Andrei Lugovoi, a State Duma deputy who spent 14 months in jail for helping Glushkov to escape in 2001, said Wednesday that events in Georgia might have caused the heart attack.

"I was shocked to learn of Badri's death, I knew him for many years, and he was never ill," Lugovoi said in a statement relayed by his press secretary. "Maybe events in Georgia were the cause ... He has always been a patriot."

Lugovoi, who once worked as a private guard for Berezovsky, is wanted in Britain on suspicion of murdering Alexander Litvinenko, a former security service officer also on Berezovsky's payroll and a vocal critic of Putin.

Patarkatsishvili ran against the incumbent Saakashvili in a snap presidential election in Georgia on Jan. 5, polling just over 7 percent of the vote.

In September, former Georgian Defense Minister Irakli Okruashvili accused Saakashvili of plotting to kill Patarkatsishvili, only to retract the charge later.

Later last year, Patarkatsishvili publicly pledged to spend all his wealth, if needed, to knock Saakashvili from power. The Georgian Times newspaper reported Patarkatsishvili's fortune last year at about $12 billion.

Shortly after the elections, his accounts in Georgian banks were frozen and the television company he owned, Imedi, shut down by the authorities.

Known for his moustache and eloquent toasts, Patarkatsishvili was one of the most colorful businessmen of Russia's wild 1990s.

After hooking up with Berezovsky in 1990, he remained his most devoted friend and sometimes servant.

"He was Berezovsky's friend; more than friend; more than a brother," Sergei Dorenko, who headed ORT television's news service under Patarkatsishvili, wrote in his blog Wednesday.

As a result, Patarkatsishvili was at Berezovsky's side for many of the events that occurred in the Kremlin of former President Boris Yeltsin, where Berezovsky held significant influence.

In December 2007, Patarkatsishvili met in London with a senior Georgian Interior Ministry official, Irakli Kodua, who secretly recorded their discussion.

In a transcript published first in the Georgian press and then, in Russian, in Kommersant, Patarkatsishvili spoke of his role in helping to get Putin appointed deputy head of the Kremlin's property management department in 1996.

He said the future president -- who he described during his years working in St. Petersburg City Hall as always wearing a "dirty greenish suit" -- had been calling him twice a day, "begging" for a job in Moscow.

According to the transcript, Patarkatsishvili described how Putin frequently met with him and Berezovsky in a restaurant owned by the LogoVAZ car company and how Berezovsky had tried to steer Putin early in his presidency.
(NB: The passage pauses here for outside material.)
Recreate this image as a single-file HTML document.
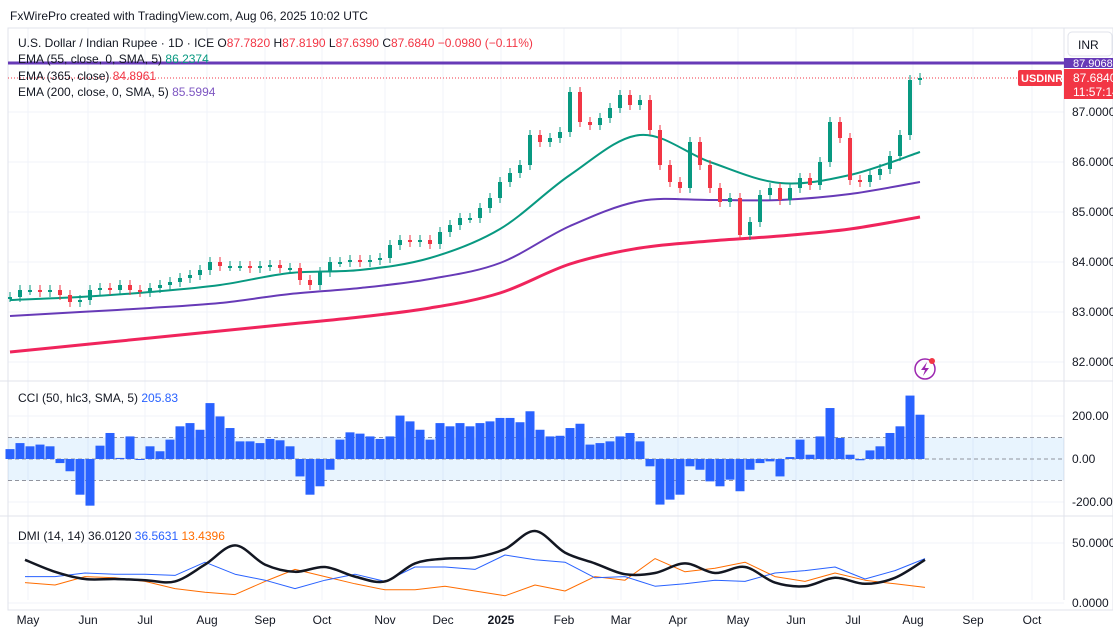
<!DOCTYPE html>
<html><head><meta charset="utf-8">
<style>
body{margin:0;background:#fff;font-family:"Liberation Sans",sans-serif;}
#wrap{position:relative;width:1113px;height:639px;overflow:hidden;}
svg text{font-family:"Liberation Sans",sans-serif;}
</style></head>
<body>
<div id="wrap">
<svg id="c" width="1113" height="639" viewBox="0 0 1113 639">
<rect x="0" y="0" width="1113" height="639" fill="#fff"/>
<text x="10" y="20" font-size="12" fill="#131722">FxWirePro created with TradingView.com, Aug 06, 2025 10:02 UTC</text>
<g id="grid"></g>
<g id="panes"></g>
<g id="marks"></g>
<g id="legend" font-size="12">
<text x="18" y="47" fill="#131722">U.S. Dollar / Indian Rupee · 1D · ICE  <tspan fill="#131722">O</tspan><tspan fill="#f23645">87.7820</tspan>  <tspan fill="#131722">H</tspan><tspan fill="#f23645">87.8190</tspan>  <tspan fill="#131722">L</tspan><tspan fill="#f23645">87.6390</tspan>  <tspan fill="#131722">C</tspan><tspan fill="#f23645">87.6840  −0.0980 (−0.11%)</tspan></text>
<text x="18" y="63" fill="#131722">EMA (55, close, 0, SMA, 5) <tspan fill="#089981">86.2374</tspan></text>
<text x="18" y="80" fill="#131722">EMA (365, close) <tspan fill="#f23645">84.8961</tspan></text>
<text x="18" y="96" fill="#131722">EMA (200, close, 0, SMA, 5) <tspan fill="#7e57c2">85.5994</tspan></text>
<text x="18" y="402" fill="#131722">CCI (50, hlc3, SMA, 5) <tspan fill="#2962ff">205.83</tspan></text>
<text x="18" y="540" fill="#131722">DMI (14, 14) <tspan fill="#131722">36.0120</tspan> <tspan fill="#2962ff">36.5631</tspan> <tspan fill="#ff6d00">13.4396</tspan></text>
</g>
<g id="axis" font-size="12" fill="#131722"></g>
<g>
<rect x="1068" y="32" width="44" height="24" rx="4" fill="#fff" stroke="#e0e3eb"/>
<text x="1078" y="49" font-size="12" fill="#131722">INR</text>
</g>
<g>
<rect x="1018" y="70" width="44" height="16" rx="2" fill="#f23645"/>
<text x="1021" y="82" font-size="11" font-weight="bold" fill="#fff">USDINR</text>
</g>
<g>
<rect x="1064" y="58" width="49" height="10" fill="#673ab7"/>
<text x="1073" y="67" font-size="11" fill="#fff">87.9068</text>
<rect x="1064" y="69" width="49" height="30" fill="#f23645"/>
<text x="1073" y="82" font-size="12" fill="#fff">87.6840</text>
<text x="1073" y="96" font-size="12" fill="#fff">11:57:14</text>
</g>
<g>
<circle cx="925" cy="369" r="10" fill="none" stroke="#9c27b0" stroke-width="1.5"/>
<path d="M927 362 L921 370 L925 370 L923 376 L929 368 L925 368 Z" fill="#9c27b0"/>
<circle cx="932" cy="361" r="3" fill="#f23645"/>
</g>
</svg>
</div>
<script>
const closes=[83.30,83.44,83.44,83.40,83.44,83.34,83.20,83.24,83.44,83.48,83.44,83.54,83.44,83.40,83.48,83.54,83.60,83.68,83.74,83.84,84.00,83.92,83.92,83.92,83.88,83.92,83.94,83.88,83.88,83.64,83.54,83.80,84.00,84.00,84.04,84.00,84.04,84.08,84.34,84.44,84.40,84.44,84.36,84.60,84.74,84.88,84.88,85.08,85.28,85.60,85.78,85.94,86.54,86.40,86.48,86.60,87.40,86.80,86.74,86.88,87.08,87.34,87.14,87.24,86.64,85.94,85.60,85.48,86.40,85.94,85.48,85.20,85.28,84.54,84.80,85.34,85.48,85.24,85.48,85.68,85.54,86.00,86.80,86.48,85.64,85.60,85.74,85.86,86.12,86.54,87.64,87.68];
const ema55=[83.24,83.30,83.40,83.54,83.78,83.84,84.08,84.66,85.74,86.54,86.00,85.58,85.74,86.20];
const ema200=[82.92,83.00,83.08,83.18,83.36,83.48,83.66,83.98,84.72,85.22,85.24,85.24,85.36,85.60];
const ema365=[82.20,82.34,82.48,82.62,82.76,82.90,83.08,83.38,83.96,84.28,84.42,84.52,84.66,84.90];
const cci=[46,74,59,67,59,-19,-57,-166,-217,62,121,5,105,-3,59,36,90,152,167,136,260,198,144,82,82,74,93,87,59,-81,-166,-127,-50,90,124,118,105,93,105,202,175,136,90,167,152,167,152,167,175,191,191,171,222,136,105,108,144,164,67,74,82,105,121,82,-34,-212,-189,-166,-34,-50,-104,-127,-96,-150,-50,-19,-11,-81,9,90,20,105,237,98,20,-6,40,59,121,152,295,206];
const adx=[36,26,20,20,19,18,32,48,32,26,30,22,18,33,37,38,45,60,42,33,24,25,33,25,30,17,14,21,16,21,36];
const diPlus=[22,22,25,24,24,23,34,24,19,12,19,24,18,30,30,28,40,36,34,21,22,14,16,19,18,25,27,30,20,27,37];
const diMinus=[17,15,22,21,18,12,9,7,18,28,22,16,11,11,14,10,6,15,10,22,19,37,26,29,34,22,18,25,19,16,13];
const priceTicks=[87,86,85,84,83,82];
const cciTicks=[200,0,-200];
const dmiTicks=[50,0];
const months=["May","Jun","Jul","Aug","Sep","Oct","Nov","Dec","2025","Feb","Mar","Apr","May","Jun","Jul","Aug","Sep","Oct"];
const monthPos=[28,88,145,207,265,322,385,443,501,564,621,678,738,796,853,913,973,1032];

const NS="http://www.w3.org/2000/svg";
function mk(tag,attrs,parent){const e=document.createElementNS(NS,tag);for(const k in attrs)e.setAttribute(k,attrs[k]);parent.appendChild(e);return e;}
const yP=p=>112+(87-p)*50;
const yC=v=>459-v*0.215;
const yD=v=>603-v*1.2;
const xDay=i=>10+i*10;
const xEma=k=>10+k*70;
const xDmi=k=>25+k*30;
const L=8,R=1064;
const grid=document.getElementById('grid'),panes=document.getElementById('panes'),marks=document.getElementById('marks'),axis=document.getElementById('axis');

monthPos.forEach(x=>{mk('line',{x1:x,x2:x,y1:28,y2:600,stroke:'#f0f3fa'},grid);});
priceTicks.forEach(p=>{mk('line',{x1:L,x2:R,y1:yP(p),y2:yP(p),stroke:'#f0f3fa'},grid);
 const t=mk('text',{x:1072,y:yP(p)+4},axis);t.textContent=p.toFixed(4);
 
 });
[200,-200].forEach(v=>mk('line',{x1:L,x2:R,y1:yC(v),y2:yC(v),stroke:'#f0f3fa'},grid));
dmiTicks.forEach(v=>mk('line',{x1:L,x2:R,y1:yD(v),y2:yD(v),stroke:'#f0f3fa'},grid));
mk('line',{x1:0,x2:1113,y1:381,y2:381,stroke:'#e0e3eb'},panes);
mk('line',{x1:0,x2:1113,y1:516,y2:516,stroke:'#e0e3eb'},panes);
mk('line',{x1:R,x2:R,y1:28,y2:600,stroke:'#e0e3eb'},panes);
mk('rect',{x:L,y:28,width:1105,height:582,fill:'none',stroke:'#e0e3eb'},panes);

mk('rect',{x:L,y:yC(100),width:R-L,height:yC(-100)-yC(100),fill:'#2196f3','fill-opacity':0.1},panes);
[100,0,-100].forEach(v=>mk('line',{x1:L,x2:R,y1:yC(v),y2:yC(v),stroke:'#787b86','stroke-dasharray':'4 3','stroke-opacity':0.8},panes));
cciTicks.forEach(v=>{const t=mk('text',{x:1072,y:yC(v)+4},axis);t.textContent=v.toFixed(2);
 
 });
dmiTicks.forEach(v=>{const t=mk('text',{x:1072,y:yD(v)+4},axis);t.textContent=v.toFixed(4);
 
 });
months.forEach((m,i)=>{const t=mk('text',{x:monthPos[i],y:624,'text-anchor':'middle','font-weight':m==='2025'?'bold':'normal'},axis);t.textContent=m;
 
 });

mk('line',{x1:L,x2:R,y1:63,y2:63,stroke:'#673ab7','stroke-width':3},marks);
mk('line',{x1:L,x2:R,y1:yP(closes[closes.length-1]),y2:yP(closes[closes.length-1]),stroke:'#f23645','stroke-dasharray':'1 2','stroke-width':1},marks);

function smoothPath(pts){let d='M'+pts[0][0].toFixed(1)+' '+pts[0][1].toFixed(1);
 for(let i=0;i<pts.length-1;i++){const p0=pts[Math.max(0,i-1)],p1=pts[i],p2=pts[i+1],p3=pts[Math.min(pts.length-1,i+2)];
  const c1x=p1[0]+(p2[0]-p0[0])/6,c1y=p1[1]+(p2[1]-p0[1])/6,c2x=p2[0]-(p3[0]-p1[0])/6,c2y=p2[1]-(p3[1]-p1[1])/6;
  d+=` C${c1x.toFixed(1)} ${c1y.toFixed(1)} ${c2x.toFixed(1)} ${c2y.toFixed(1)} ${p2[0].toFixed(1)} ${p2[1].toFixed(1)}`;}
 return d;}
function line(arr,xf,yf,color,w,name,smooth){const pts=arr.map((v,i)=>[xf(i),yf(v)]);
 const d=smooth?smoothPath(pts):pts.map((p,i)=>(i?'L':'M')+p[0].toFixed(1)+' '+p[1].toFixed(1)).join(' ');
 const p=mk('path',{d:d,fill:'none',stroke:color,'stroke-width':w,'stroke-linejoin':'round'},marks);
 
 }
line(ema365,xEma,yP,'#f0245c',3,'ema365-line',true);
line(ema200,xEma,yP,'#673ab7',2,'ema200-line',true);
line(ema55,xEma,yP,'#089981',2,'ema55-line',true);

closes.forEach((c,i)=>{const o=i?closes[i-1]:c;const up=c>=o;const col=up?'#089981':'#f23645';
 const x=xDay(i);const y1=yP(Math.max(o,c)),y2=yP(Math.min(o,c));
 const w=mk('line',{x1:x,x2:x,y1:y1-5,y2:y2+5,stroke:col,'stroke-width':1},marks);
 
 
 const b=mk('rect',{x:x-2,y:y1,width:4,height:Math.max(2,y2-y1),fill:col},marks);
 
 });

cci.forEach((v,i)=>{const x=xDay(i)-5;const y=Math.min(yC(v),yC(0));const h=Math.abs(yC(v)-yC(0));
 const r=mk('rect',{x:x+0.5,y:y,width:9,height:Math.max(1,h),fill:'#2962ff'},marks);
 
 });

line(diMinus,xDmi,yD,'#ff6d00',1,'di-minus-line',false);
line(diPlus,xDmi,yD,'#2962ff',1,'di-plus-line',false);
line(adx,xDmi,yD,'#131722',2.5,'adx-line',true);
</script>
</body></html>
During the recorded conversation, Patarkatsishvili said Berezovsky broke with Putin in August 2000 after he could not get in touch with him for two days after the Kursk submarine sank. Berezovsky was livid that Putin remained on vacation in Sochi during the crisis, neglecting to issue the necessary orders to naval commanders, Patarkatsishvili said, according to the transcript.
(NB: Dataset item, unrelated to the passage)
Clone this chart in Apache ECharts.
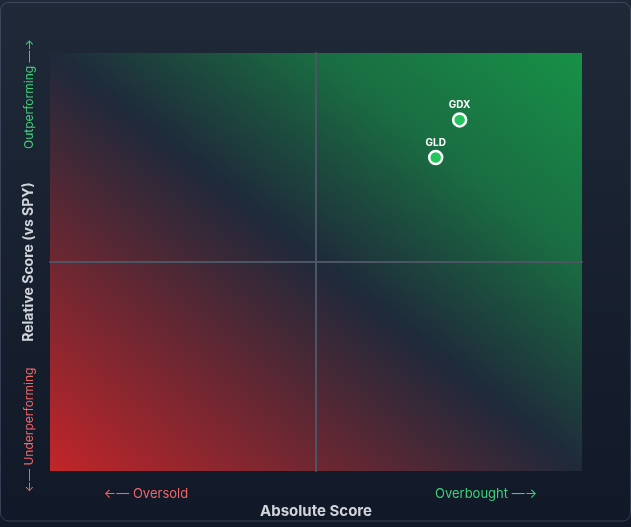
<!DOCTYPE html>
<html>
<head>
<meta charset="utf-8">
<script src="https://cdn.jsdelivr.net/npm/echarts@6/dist/echarts.min.js"></script>
<style>
html,body{margin:0;padding:0;background:#111827;}
#chart{width:631px;height:527px;}
</style>
</head>
<body>
<div id="chart"></div>
<script>
var tickers = ['GDX', 'GLD'];
var absoluteScores = [54, 45];
var relativeScores = [68, 50];
var axisMin = -100;
var axisMax = 100;

var chart = echarts.init(document.getElementById('chart'), null, {renderer: 'canvas'});
var font = 'Inter, "Noto Sans", sans-serif';
var points = tickers.map(function (t, i) { return {name: t, value: [absoluteScores[i], relativeScores[i]]}; });

chart.setOption({
  animation: false,
  backgroundColor: {
    type: 'linear', x: 0, y: 0, x2: 0, y2: 1,
    colorStops: [{offset: 0, color: '#1f2937'}, {offset: 1, color: '#111827'}]
  },
  grid: {
    left: 50, right: 49, top: 53, bottom: 56,
    show: true, borderWidth: 0,
    backgroundColor: {
      type: 'linear', x: 0.118, y: 1.118, x2: 0.882, y2: -0.118,
      colorStops: [
        {offset: 0, color: 'rgb(194,37,41)'},
        {offset: 0.5, color: 'rgb(31,41,58)'},
        {offset: 0.75, color: 'rgb(26,109,66)'},
        {offset: 1, color: 'rgb(23,145,71)'}
      ]
    }
  },
  xAxis: {
    type: 'value', min: axisMin, max: axisMax,
    axisLine: {show: true, onZero: true, lineStyle: {color: '#4b5563', width: 2}},
    axisTick: {show: false}, axisLabel: {show: false}, splitLine: {show: false}
  },
  yAxis: {
    type: 'value', min: axisMin, max: axisMax,
    axisLine: {show: true, onZero: true, lineStyle: {color: '#4b5563', width: 2}},
    axisTick: {show: false}, axisLabel: {show: false}, splitLine: {show: false}
  },
  series: [{
    type: 'scatter',
    data: points,
    symbol: 'circle',
    symbolSize: 13,
    itemStyle: {color: '#22c55e', borderColor: '#ffffff', borderWidth: 2.5, opacity: 1},
    label: {
      show: true, position: 'top', distance: 2,
      formatter: '{b}', color: '#ffffff', fontSize: 10, fontWeight: 'bold', fontFamily: font
    }
  }],
  graphic: [
    {type: 'rect', silent: true, shape: {x: 0.5, y: 2.5, width: 630, height: 518.5, r: 8},
     style: {fill: 'none', stroke: 'rgba(100,110,140,0.45)', lineWidth: 1}},
    {type: 'text', x: 316, y: 511,
     style: {text: 'Absolute Score', fill: '#d1d5db', font: 'bold 15px ' + font, textAlign: 'center', textVerticalAlign: 'middle'}},
    {type: 'text', x: 29, y: 262, rotation: Math.PI / 2,
     style: {text: 'Relative Score (vs SPY)', fill: '#d1d5db', font: 'bold 14px ' + font, textAlign: 'center', textVerticalAlign: 'middle'}},
    {type: 'text', x: 146, y: 494,
     style: {text: '\u2190\u2014 Oversold', fill: '#f06767', font: '13px ' + font, textAlign: 'center', textVerticalAlign: 'middle'}},
    {type: 'text', x: 486, y: 494,
     style: {text: 'Overbought \u2014\u2192', fill: '#3fd07a', font: '13px ' + font, textAlign: 'center', textVerticalAlign: 'middle'}},
    {type: 'text', x: 29, y: 94, rotation: Math.PI / 2,
     style: {text: 'Outperforming \u2014\u2192', fill: '#3fd07a', font: '12px ' + font, textAlign: 'center', textVerticalAlign: 'middle'}},
    {type: 'text', x: 29, y: 430, rotation: Math.PI / 2,
     style: {text: '\u2190\u2014 Underperforming', fill: '#f06767', font: '12px ' + font, textAlign: 'center', textVerticalAlign: 'middle'}}
  ]
});
</script>
</body>
</html>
After Berezovsky fled Russia, becoming the president's most bitter critic, Patarkatsishvili said he met with Putin, who asked him to choose between him and Berezovsky.

"I told him: You know me -- I will leave with Borya," Patarkatsishvili said, referring to Berezovsky. "And that was it. we hugged each other like brothers, kissed and parted."

Patarkatsishvili did not deny the recording's authenticity when contacted earlier this month, Kommersant reported.

Patarkatsishvili himself owned Kommersant briefly in 2006, after Berezovsky transferred his stake in the paper to him. Patarkatsishvili then sold the shares to Gazprom-connected Alisher Usmanov.